The testing environment. |
This week has been the school's first time utilizing an online standardized test. I'm excited about the data that the MAP test is purported to provide for each student, and glad that the glitches to moving to a digital test (away from the very old school practice of bubble in tests with number two pencils) were minor. The bumpiness of working make-up tests into our daily activities with the requirement of a potentially different online proctor to restart a testing session I have already used remains to be seen.
I had the students reflect on their first MAP Test session, and got some interesting responses. Some were predictable, like the student who wrote "Testing was lame," and underlined it several times. My favorite one is not pictured, but said, "If you notice I got a question wrong, I clicked the right answer, but then it said I didn't." I'm not even sure what the student experienced to respond that way, but I love the confidence that allowed him to think he only missed one question, and that it was due to a technical difficulty.
Although this week was less disrupted than my previous standardized testing weeks, I am not very excited for the disruption to come again two more times this year. I am hopeful, and even a little expectant, that the data gathered through this process will warrant three disruptions per year. Planning for less homework and less rigorous lessons this week so the kids could be less frazzled for our afternoon testing slot (when we had access to the chrome books) wasn't too difficult this time of year, when we are ramping up in every subject area. But I'm less certain it will be as easy to pause again the next two times.
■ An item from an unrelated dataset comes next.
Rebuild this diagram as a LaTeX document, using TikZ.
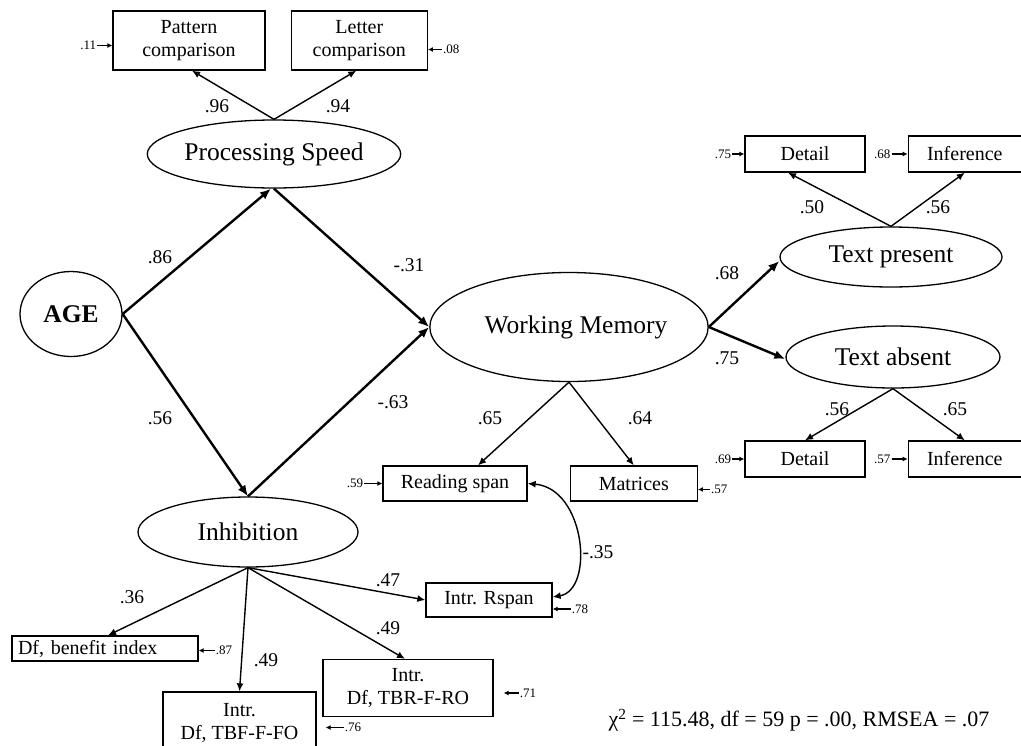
\documentclass[tikz,border=0pt]{standalone}
\usepackage{fontspec}
\setmainfont{Liberation Serif}
\usepackage{tikz}
\usetikzlibrary{arrows.meta,positioning,shapes.geometric}
\newcommand{\latfont}{\fontsize{25.5}{27}\selectfont}
\newcommand{\boxfont}{\fontsize{20}{23}\selectfont}
\newcommand{\coeffont}{\fontsize{19.5}{21}\selectfont}
\newcommand{\resfont}{\fontsize{13}{14}\selectfont}
\newcommand{\fitfont}{\fontsize{22}{24}\selectfont}

\begin{document}
\begin{tikzpicture}[
  x=1pt, y=-1pt,
  >={Latex[length=8pt,width=7pt]},
  lat/.style={draw, ellipse, line width=1.3pt, inner sep=0pt, font=\latfont},
  box/.style={draw, line width=1.3pt, align=center, inner sep=0pt, font=\boxfont},
  line/.style={->, line width=2.4pt, >={Latex[length=11pt,width=9pt]}},
  load/.style={->, line width=1.4pt},
  coef/.style={font=\coeffont, inner sep=1pt},
  res/.style={font=\resfont, inner sep=1pt},
  resarr/.style={->, line width=1.3pt, >={Latex[length=5pt,width=5pt]}}
]
\useasboundingbox (0,0) rectangle (1021,745);

% latent variables
\node[lat, minimum width=102pt, minimum height=85pt, font=\latfont\bfseries] (age) at (71,314) {AGE};
\node[lat, minimum width=238pt, minimum height=68pt] (ps) at (274,154) {Processing Speed};
\node[lat, minimum width=219pt, minimum height=109pt] (wm) at (569,327) {\hspace*{14pt}Working Memory};
\node[lat, minimum width=220pt, minimum height=70pt] (inh) at (248,532) {Inhibition};
\node[lat, minimum width=222pt, minimum height=60pt] (tp) at (891,257) {Text present};
\node[lat, minimum width=214pt, minimum height=62pt] (ta) at (893,357) {Text absent};

% observed measures
\node[box, minimum width=152pt, minimum height=59pt] (pc) at (189,40.5) {Pattern\\comparison};
\node[box, minimum width=136pt, minimum height=59pt, right=25pt of pc] (lc) {Letter\\comparison};
\node[box, minimum width=120pt, minimum height=36pt] (dt1) at (805,154) {Detail};
\node[box, minimum width=113pt, minimum height=36pt, right=42pt of dt1] (inf1) {Inference};
\node[box, minimum width=120pt, minimum height=36pt] (dt2) at (805,459) {Detail};
\node[box, minimum width=113pt, minimum height=36pt, right=42pt of dt2] (inf2) {Inference};
\node[box, minimum width=144pt, minimum height=35pt] (rs) at (455,483.5) {Reading span};
\node[box, minimum width=127pt, minimum height=35pt, right=42pt of rs] (mat) {Matrices};
\node[box, minimum width=126pt, minimum height=34pt] (ir) at (489,600) {Intr. Rspan};
\node[box, minimum width=186pt, minimum height=25pt, text width=174pt, align=left] (dfb) at (105,648.5) {Df, benefit index};
\node[box, minimum width=153pt, minimum height=61pt] (tbf) at (239.5,722.5) {Intr.\\Df, TBF-F-FO};
\node[box, minimum width=170pt, minimum height=57pt] (tbr) at (408,688) {Intr.\\Df, TBR-F-RO};

% structural paths
\draw[line] (age.east) -- ([xshift=-3pt]ps.south);
\draw[line] (ps.south) -- (wm.west);
\draw[line] (age.east) -- (inh.north);
\draw[line] (inh.north) -- (wm.west);
\draw[line] (wm.east) -- ([yshift=-4pt]tp.west);
\draw[line] (wm.east) -- ([yshift=-2pt]ta.west);

% loadings
\draw[load] (ps.north) -- ([xshift=3pt]pc.south);
\draw[load] (ps.north) -- ([xshift=-3pt]lc.south);
\draw[load] (tp.north) -- ([xshift=-17pt]dt1.south);
\draw[load] (tp.north) -- (inf1.south);
\draw[load] (ta.south) -- (dt2.north);
\draw[load] (ta.south) -- (inf2.north);
\draw[load] (wm.south) -- ([xshift=23pt]rs.north);
\draw[load] (wm.south) -- (mat.north);
\draw[load] (inh.south) -- ([xshift=3pt]dfb.north);
\draw[load] (inh.south) -- (tbf.north);
\draw[load] (inh.south) -- ([xshift=-3pt]tbr.north);
\draw[load] (inh.south) -- (ir.west);
\draw[load, <->] (rs.east) .. controls +(58,5) and +(42,-7) .. ([yshift=3pt]ir.east);

% coefficients
\node[coef] (c1) at (217,106) {.96};
\node[coef] (c2) at (338,106) {.94};
\node[coef] (c3) at (160,257) {.86};
\node[coef] (c4) at (160,418) {.56};
\node[coef] (c5) at (409,265) {-.31};
\node[coef] (c6) at (393,402) {-.63};
\node[coef] (c7) at (727,273) {.68};
\node[coef] (c8) at (727,358) {.75};
\node[coef] (c9) at (812,207) {.50};
\node[coef] (c10) at (938,207) {.56};
\node[coef] (c11) at (837,409) {.56};
\node[coef] (c12) at (955,409) {.65};
\node[coef] (c13) at (490,418) {.65};
\node[coef] (c14) at (640,418) {.64};
\node[coef] (c15) at (598,552) {-.35};
\node[coef] (c16) at (132,597) {.36};
\node[coef] (c17) at (388,580) {.47};
\node[coef] (c18) at (388,628) {.49};
\node[coef] (c19) at (266,660) {.49};

% residuals
\node[res, left=15pt of pc, yshift=-5pt] (e-pc) {.11};
\draw[resarr] (e-pc) -- (e-pc -| pc.west);
\node[res, right=14pt of lc, yshift=-9pt] (e-lc) {.08};
\draw[resarr] (e-lc) -- (e-lc -| lc.east);
\node[res, left=12pt of dt1] (e-dt1) {.75};
\draw[resarr] (e-dt1) -- (e-dt1 -| dt1.west);
\node[res, left=16pt of inf1] (e-inf1) {.68};
\draw[resarr] (e-inf1) -- (e-inf1 -| inf1.west);
\node[res, left=12pt of dt2] (e-dt2) {.69};
\draw[resarr] (e-dt2) -- (e-dt2 -| dt2.west);
\node[res, left=16pt of inf2] (e-inf2) {.57};
\draw[resarr] (e-inf2) -- (e-inf2 -| inf2.west);
\node[res, left=18pt of rs] (e-rs) {.59};
\draw[resarr] (e-rs) -- (e-rs -| rs.west);
\node[res, right=12pt of mat, yshift=-6pt] (e-mat) {.57};
\draw[resarr] (e-mat) -- (e-mat -| mat.east);
\node[res, right=18pt of ir, yshift=-9pt] (e-ir) {.78};
\draw[resarr] (e-ir) -- (e-ir -| ir.east);
\node[res, right=16pt of dfb, yshift=-2pt] (e-dfb) {.87};
\draw[resarr] (e-dfb) -- (e-dfb -| dfb.east);
\node[res, right=27pt of tbf, yshift=-5pt] (e-tbf) {.76};
\draw[resarr, shorten >=9pt] (e-tbf) -- (e-tbf -| tbf.east);
\node[res, right=25pt of tbr, yshift=-5pt] (e-tbr) {.71};
\draw[resarr, shorten >=10pt] (e-tbr) -- (e-tbr -| tbr.east);

% fit
\node[font=\fitfont] (fit) at (799,720) {χ\textsuperscript{2} = 115.48, df = 59 p = .00, RMSEA = .07};
\end{tikzpicture}
\end{document}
I did go ahead and teach my students about the history of the theory of continental drift. But since I do this largely through YouTube music videos (one by The Amoeba People and one made by a sixth grade class from California), with a Bill Nye top 100 scientist clip in the mix, I don't think the students felt too overwhelmed by the new information. Several students were excited to play with continent puzzle pieces in a recreation of Alfred Wegener's process that led him to propose the theory of continental drift in the first place. And the fact that their knowledge product to show they understand the history of this theory emerging from the laughable ruminations of a meteorologist to an almost universally accepted scientific theory, is a comic strip retelling helps them to see it as a fun lesson. Perfect for testing week.
Even though it has been a long week (and it's not quite over yet), I still find myself believing one of the catch phrases of my boss, which I posted on his door before school started (in the style of a set of IB attribute posters), "Holy sugar, we can do this!"